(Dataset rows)
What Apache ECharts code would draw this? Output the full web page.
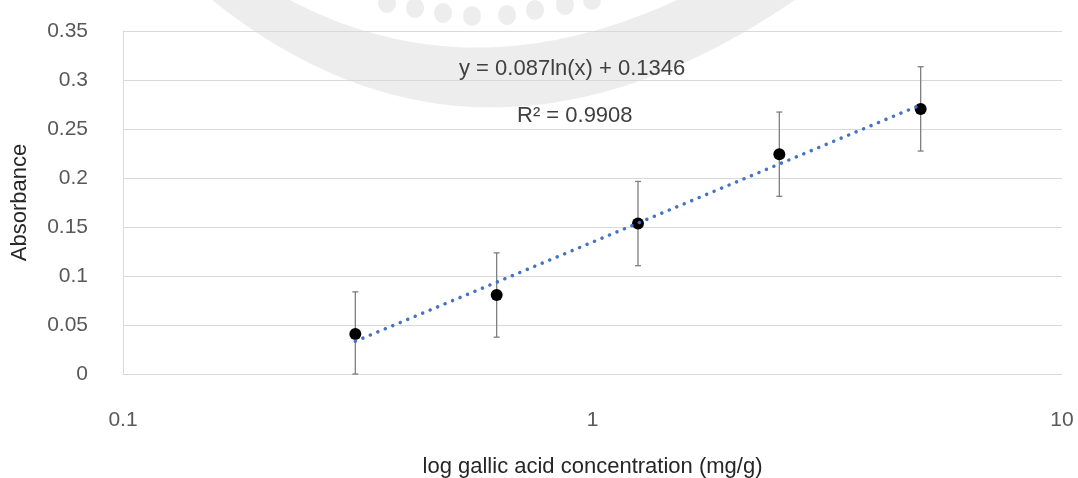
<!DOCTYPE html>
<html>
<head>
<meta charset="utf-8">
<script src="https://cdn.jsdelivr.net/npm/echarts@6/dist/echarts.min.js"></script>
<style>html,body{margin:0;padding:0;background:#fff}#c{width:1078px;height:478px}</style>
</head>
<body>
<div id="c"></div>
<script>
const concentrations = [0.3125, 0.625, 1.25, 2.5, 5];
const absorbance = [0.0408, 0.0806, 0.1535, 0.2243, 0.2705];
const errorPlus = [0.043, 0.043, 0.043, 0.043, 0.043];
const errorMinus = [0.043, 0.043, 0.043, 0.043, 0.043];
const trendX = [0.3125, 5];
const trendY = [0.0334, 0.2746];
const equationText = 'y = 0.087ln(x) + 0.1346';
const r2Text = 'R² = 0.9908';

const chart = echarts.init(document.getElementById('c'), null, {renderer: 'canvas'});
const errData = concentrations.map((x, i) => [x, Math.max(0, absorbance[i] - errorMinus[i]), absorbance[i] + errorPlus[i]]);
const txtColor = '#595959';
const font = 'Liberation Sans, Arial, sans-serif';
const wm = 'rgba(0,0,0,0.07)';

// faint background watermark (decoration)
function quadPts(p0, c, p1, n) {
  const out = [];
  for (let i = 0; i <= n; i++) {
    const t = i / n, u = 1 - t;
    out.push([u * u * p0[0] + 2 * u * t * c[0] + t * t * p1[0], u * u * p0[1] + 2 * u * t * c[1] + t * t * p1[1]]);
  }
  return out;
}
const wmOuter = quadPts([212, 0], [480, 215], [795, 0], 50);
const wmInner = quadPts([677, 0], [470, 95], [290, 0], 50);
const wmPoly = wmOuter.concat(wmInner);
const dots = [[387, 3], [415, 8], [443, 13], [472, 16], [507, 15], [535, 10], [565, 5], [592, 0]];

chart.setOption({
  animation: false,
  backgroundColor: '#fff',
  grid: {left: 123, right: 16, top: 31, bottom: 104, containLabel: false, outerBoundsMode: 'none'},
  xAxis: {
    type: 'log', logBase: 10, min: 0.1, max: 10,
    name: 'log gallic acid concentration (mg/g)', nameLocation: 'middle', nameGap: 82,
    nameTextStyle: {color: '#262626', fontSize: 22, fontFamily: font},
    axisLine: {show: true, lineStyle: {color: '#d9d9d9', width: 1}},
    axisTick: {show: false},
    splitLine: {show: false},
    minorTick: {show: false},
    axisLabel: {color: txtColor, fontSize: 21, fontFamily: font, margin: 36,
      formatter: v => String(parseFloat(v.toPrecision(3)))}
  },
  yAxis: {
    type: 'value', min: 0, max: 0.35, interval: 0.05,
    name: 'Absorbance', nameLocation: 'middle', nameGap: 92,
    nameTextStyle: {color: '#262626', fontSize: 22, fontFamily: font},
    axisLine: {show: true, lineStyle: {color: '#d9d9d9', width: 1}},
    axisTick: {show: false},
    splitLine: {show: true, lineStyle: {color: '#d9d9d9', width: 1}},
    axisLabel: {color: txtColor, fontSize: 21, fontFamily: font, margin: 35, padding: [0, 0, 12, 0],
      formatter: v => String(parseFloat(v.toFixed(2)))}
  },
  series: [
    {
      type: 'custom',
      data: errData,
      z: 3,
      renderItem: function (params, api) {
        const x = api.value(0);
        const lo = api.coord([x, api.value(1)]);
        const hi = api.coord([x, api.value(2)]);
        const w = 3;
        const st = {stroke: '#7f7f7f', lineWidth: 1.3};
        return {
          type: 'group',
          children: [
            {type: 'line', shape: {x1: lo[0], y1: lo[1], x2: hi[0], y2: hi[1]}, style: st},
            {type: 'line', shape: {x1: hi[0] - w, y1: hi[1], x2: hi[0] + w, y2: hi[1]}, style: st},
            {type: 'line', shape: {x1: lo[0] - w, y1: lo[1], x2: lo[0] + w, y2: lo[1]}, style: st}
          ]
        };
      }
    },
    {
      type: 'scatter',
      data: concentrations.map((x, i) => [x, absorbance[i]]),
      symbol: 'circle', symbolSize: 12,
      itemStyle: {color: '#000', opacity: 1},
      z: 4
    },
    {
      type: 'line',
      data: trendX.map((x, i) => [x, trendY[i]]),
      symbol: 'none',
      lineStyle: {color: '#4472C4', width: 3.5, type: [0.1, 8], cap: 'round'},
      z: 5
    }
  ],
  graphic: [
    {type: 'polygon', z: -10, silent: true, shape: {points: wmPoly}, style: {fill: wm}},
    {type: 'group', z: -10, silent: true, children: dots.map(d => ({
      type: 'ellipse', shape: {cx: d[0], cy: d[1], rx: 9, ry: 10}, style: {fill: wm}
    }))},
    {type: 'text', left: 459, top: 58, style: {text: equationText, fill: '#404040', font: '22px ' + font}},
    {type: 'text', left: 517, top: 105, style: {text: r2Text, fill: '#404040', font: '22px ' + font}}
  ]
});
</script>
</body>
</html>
--
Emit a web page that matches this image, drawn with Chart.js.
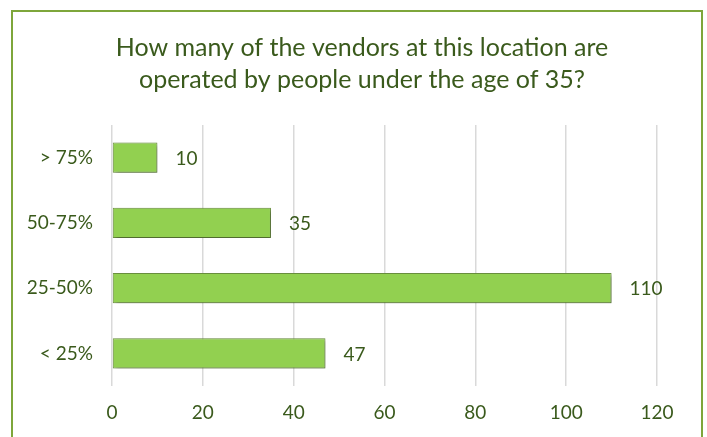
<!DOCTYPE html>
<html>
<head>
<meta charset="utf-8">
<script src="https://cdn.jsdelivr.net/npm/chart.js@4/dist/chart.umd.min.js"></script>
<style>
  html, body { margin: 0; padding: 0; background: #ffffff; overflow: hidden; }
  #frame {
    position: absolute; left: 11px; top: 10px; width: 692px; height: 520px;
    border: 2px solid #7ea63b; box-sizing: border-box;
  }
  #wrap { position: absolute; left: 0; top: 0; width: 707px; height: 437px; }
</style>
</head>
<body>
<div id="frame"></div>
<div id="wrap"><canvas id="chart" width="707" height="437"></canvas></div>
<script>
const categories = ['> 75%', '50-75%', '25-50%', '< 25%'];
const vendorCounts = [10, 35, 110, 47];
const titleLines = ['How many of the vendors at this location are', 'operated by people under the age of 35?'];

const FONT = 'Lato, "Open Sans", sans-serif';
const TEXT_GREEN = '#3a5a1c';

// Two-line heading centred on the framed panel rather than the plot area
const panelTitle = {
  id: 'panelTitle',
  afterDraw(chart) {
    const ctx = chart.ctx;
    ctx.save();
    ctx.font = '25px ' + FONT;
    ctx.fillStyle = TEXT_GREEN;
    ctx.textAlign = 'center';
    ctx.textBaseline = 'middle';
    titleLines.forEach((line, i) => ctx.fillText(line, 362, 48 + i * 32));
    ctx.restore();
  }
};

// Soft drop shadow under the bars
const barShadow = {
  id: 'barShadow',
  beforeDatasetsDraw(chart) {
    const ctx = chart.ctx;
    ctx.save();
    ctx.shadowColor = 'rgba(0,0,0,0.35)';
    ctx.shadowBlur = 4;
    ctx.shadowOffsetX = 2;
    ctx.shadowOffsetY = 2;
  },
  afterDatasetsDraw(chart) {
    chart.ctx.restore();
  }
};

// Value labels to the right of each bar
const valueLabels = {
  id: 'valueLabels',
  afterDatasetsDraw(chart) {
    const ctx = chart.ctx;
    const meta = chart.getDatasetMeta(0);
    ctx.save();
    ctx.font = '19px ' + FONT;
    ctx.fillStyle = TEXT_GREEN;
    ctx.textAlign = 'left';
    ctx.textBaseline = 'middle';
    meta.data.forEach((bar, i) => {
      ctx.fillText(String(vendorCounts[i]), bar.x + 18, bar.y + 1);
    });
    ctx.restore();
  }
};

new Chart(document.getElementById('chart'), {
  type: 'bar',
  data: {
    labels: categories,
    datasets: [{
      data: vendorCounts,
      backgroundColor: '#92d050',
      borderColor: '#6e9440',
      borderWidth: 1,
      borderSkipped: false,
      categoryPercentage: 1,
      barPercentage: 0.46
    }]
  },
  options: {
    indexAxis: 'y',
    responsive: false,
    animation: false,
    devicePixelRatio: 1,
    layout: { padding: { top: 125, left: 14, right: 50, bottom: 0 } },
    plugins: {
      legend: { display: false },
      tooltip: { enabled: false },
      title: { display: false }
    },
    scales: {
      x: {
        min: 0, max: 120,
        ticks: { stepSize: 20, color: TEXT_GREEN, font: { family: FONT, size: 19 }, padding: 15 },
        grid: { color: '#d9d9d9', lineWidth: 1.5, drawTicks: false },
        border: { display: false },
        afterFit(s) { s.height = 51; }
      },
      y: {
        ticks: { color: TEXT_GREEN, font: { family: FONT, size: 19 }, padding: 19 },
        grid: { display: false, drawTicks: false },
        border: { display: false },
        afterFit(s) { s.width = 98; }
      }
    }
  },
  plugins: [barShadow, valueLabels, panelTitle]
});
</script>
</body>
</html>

» **WHAT IS REQUIRED**
Copy exactly the stretch of lines from the one containing "What Apache ECharts" through the one containing "5], [592, 0]];", both included. Leave out any pictures.

» **COMPLETE OUTPUT**
What Apache ECharts code would draw this? Output the full web page.
<!DOCTYPE html>
<html>
<head>
<meta charset="utf-8">
<script src="https://cdn.jsdelivr.net/npm/echarts@6/dist/echarts.min.js"></script>
<style>html,body{margin:0;padding:0;background:#fff}#c{width:1078px;height:478px}</style>
</head>
<body>
<div id="c"></div>
<script>
const concentrations = [0.3125, 0.625, 1.25, 2.5, 5];
const absorbance = [0.0408, 0.0806, 0.1535, 0.2243, 0.2705];
const errorPlus = [0.043, 0.043, 0.043, 0.043, 0.043];
const errorMinus = [0.043, 0.043, 0.043, 0.043, 0.043];
const trendX = [0.3125, 5];
const trendY = [0.0334, 0.2746];
const equationText = 'y = 0.087ln(x) + 0.1346';
const r2Text = 'R² = 0.9908';

const chart = echarts.init(document.getElementById('c'), null, {renderer: 'canvas'});
const errData = concentrations.map((x, i) => [x, Math.max(0, absorbance[i] - errorMinus[i]), absorbance[i] + errorPlus[i]]);
const txtColor = '#595959';
const font = 'Liberation Sans, Arial, sans-serif';
const wm = 'rgba(0,0,0,0.07)';

// faint background watermark (decoration)
function quadPts(p0, c, p1, n) {
  const out = [];
  for (let i = 0; i <= n; i++) {
    const t = i / n, u = 1 - t;
    out.push([u * u * p0[0] + 2 * u * t * c[0] + t * t * p1[0], u * u * p0[1] + 2 * u * t * c[1] + t * t * p1[1]]);
  }
  return out;
}
const wmOuter = quadPts([212, 0], [480, 215], [795, 0], 50);
const wmInner = quadPts([677, 0], [470, 95], [290, 0], 50);
const wmPoly = wmOuter.concat(wmInner);
const dots = [[387, 3], [415, 8], [443, 13], [472, 16], [507, 15], [535, 10], [565, 5], [592, 0]];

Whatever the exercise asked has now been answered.